Turning to the third limb of the UDRP and the question of registration and use in bad faith, although he did not provide any evidence to suggest that the Domain Name had ever been put to active use, the Complainant asserted that the Domain Name had been registered and was being used to prevent the Complainant from acquiring the Domain Name. The Complainant further contended that the Respondent's non-use of the Domain Name was evidence of bad faith use.  

The Panel underlined that the fundamental question raised by this case was whether the Respondent had the Complainant and / or the Complainant's trade mark in mind at the time of registration of the Domain Name. The Panel agreed that nonuse may constitute evidence of bad faith in line with the landmark case Telstra Corporation Limited v. Nuclear Marshmallows (D2000-2003), which established that holding a domain name in a passive manner, that is to say without using it, could be viewed as bad faith use under certain circumstances.
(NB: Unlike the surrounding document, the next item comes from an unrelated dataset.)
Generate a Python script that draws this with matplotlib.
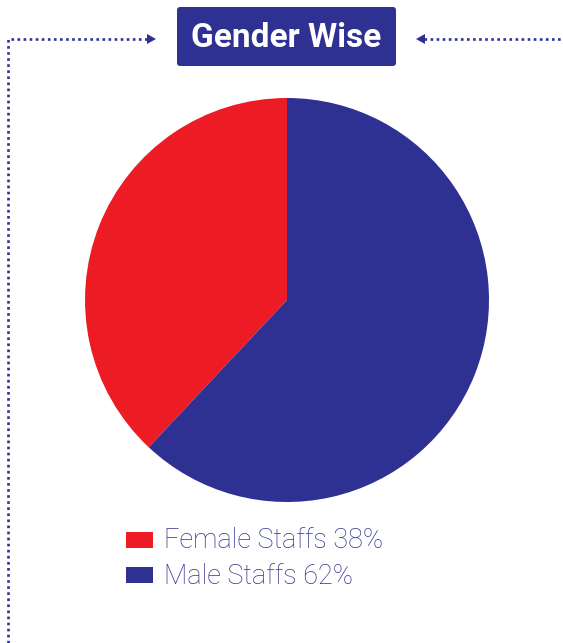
import matplotlib
matplotlib.use("Agg")
import matplotlib.pyplot as plt
from matplotlib.patches import FancyBboxPatch, Rectangle

# data
labels = ["Female Staffs", "Male Staffs"]
shares = [38, 62]
colors = ["#ED1C24", "#2E3192"]
title = "Gender Wise"

W, H = 563, 643
navy = "#2E3192"

fig = plt.figure(figsize=(W / 100, H / 100), dpi=100)
ax = fig.add_axes([0, 0, 1, 1])

# pie (y axis is inverted, so go clockwise in data = counterclockwise on screen)
ax.pie(shares, colors=colors, startangle=-90, counterclock=False,
       center=(287, 300), radius=202, wedgeprops=dict(linewidth=0))

ax.set_xlim(0, W)
ax.set_ylim(H, 0)
ax.set_aspect("equal")
ax.axis("off")

# title box
box = FancyBboxPatch((177, 7), 219, 59, boxstyle="round,pad=0,rounding_size=3",
                     fc=navy, ec="none")
ax.add_patch(box)
ax.text(286.5, 38, title, color="white", fontsize=24, fontweight="bold",
        family="Roboto", ha="center", va="center")

# dotted connector lines
ax.plot([8, 8, 148], [643, 39, 39], color=navy, lw=1.9, linestyle=(0, (1, 1.3)),
        solid_capstyle="butt")
ax.plot([424, 563], [39, 39], color=navy, lw=1.9, linestyle=(0, (1, 1.3)))
ax.fill([147, 156, 147], [34, 39, 44], color=navy, lw=0)
ax.fill([425, 416, 425], [34, 39, 44], color=navy, lw=0)

# legend
for i, (lab, val, c) in enumerate(zip(labels, shares, colors)):
    y = 540 + i * 35
    ax.add_patch(Rectangle((126, y - 8), 27, 16, fc=c, ec="none"))
    ax.text(164, y + 1, f"{lab} {val}%", color="#33358F", fontsize=19.5,
            family="Roboto", fontweight="light", ha="left", va="center")

fig.savefig("out.png", dpi=100)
However, unlike in the present case, in the Telstra case the domain name had been registered long after the complainant's trade mark had acquired fame and the trade mark in question was very well-known.

In this case, the Domain Name was registered in 1996 while the Complainant set up his company VIRTUALEXPO in 2000, registered domain names including the name VIRTUALEXPO in 2003 and registered a trade mark in the name VIRTUALEXPO in 2005. In this respect, the Panel quoted the WIPO Overview of WIPO Panel Views on the following question: "can bad faith be found if the disputed domain name was registered before the trade mark was registered / common law trademark rights were acquired?"  

The consensus view on this question amongst WIPO Panels is that:  

"Normally speaking, when a domain name is registered before a trademark right is established, the registration of the domain name was not in bad faith because the registrant could not have contemplated the complainant’s non-existent right.  

However: In certain situations, when the respondent is clearly aware of the complainant, and it is clear that the aim of the registration was to take advantage of the confusion between the domain name and any potential complainant rights, bad faith can be found. This often occurs after a merger between two companies, before the new trademark rights can arise, or when the respondent is aware of the complainant’s potential rights, and registers the domain name to take advantage of any rights that may arise from the complainant’s enterprises."  

The Panel noted that there was no evidence inferring that the Respondent should have been aware of the Complainant's plans for his VIRTUALEXPO company / brand back in 1996. In the Panel's view, the Complainant's claim that the Domain Name was only registered in order to prevent the owner of the trade mark from reflecting the mark in a corresponding domain name was "wild, unsupported and wholly misconceived". Nothing suggested that the operation of the Respondent's website was causing damage to the Complainant and indeed the Domain Name did not appear to be pointing anywhere.  

The Panel therefore concluded that there was nothing in the papers before it to support the Complainant's claim that the Domain Name had been registered and was being used in bad faith. As a result the complaint was denied.  

As far as the Panel was concerned, this was a complaint which should never have been submitted. The Panel also noted that the Complainant knew that the Domain Name was registered nearly ten years before the Complainant acquired his registered rights and no attempt was made to justify the disparity in dates. The Panel thus concluded that the Complainant had hoped that the Panel would simply miss the point.  

The Panel quoted paragraph 15(e) of the UDRP Rules providing that: "If after considering the submissions the Panel finds that the Complaint was brought in bad faith, for example in an attempt at reverse domain hijacking or was brought primarily to harass the domain name holder, the panel shall declare in its Decision that the Complaint was brought in bad faith and constitutes an abuse of the administrative proceeding." The Panel therefore went on to find that the complaint was brought in bad faith and did constitute an abuse of the administrative proceeding.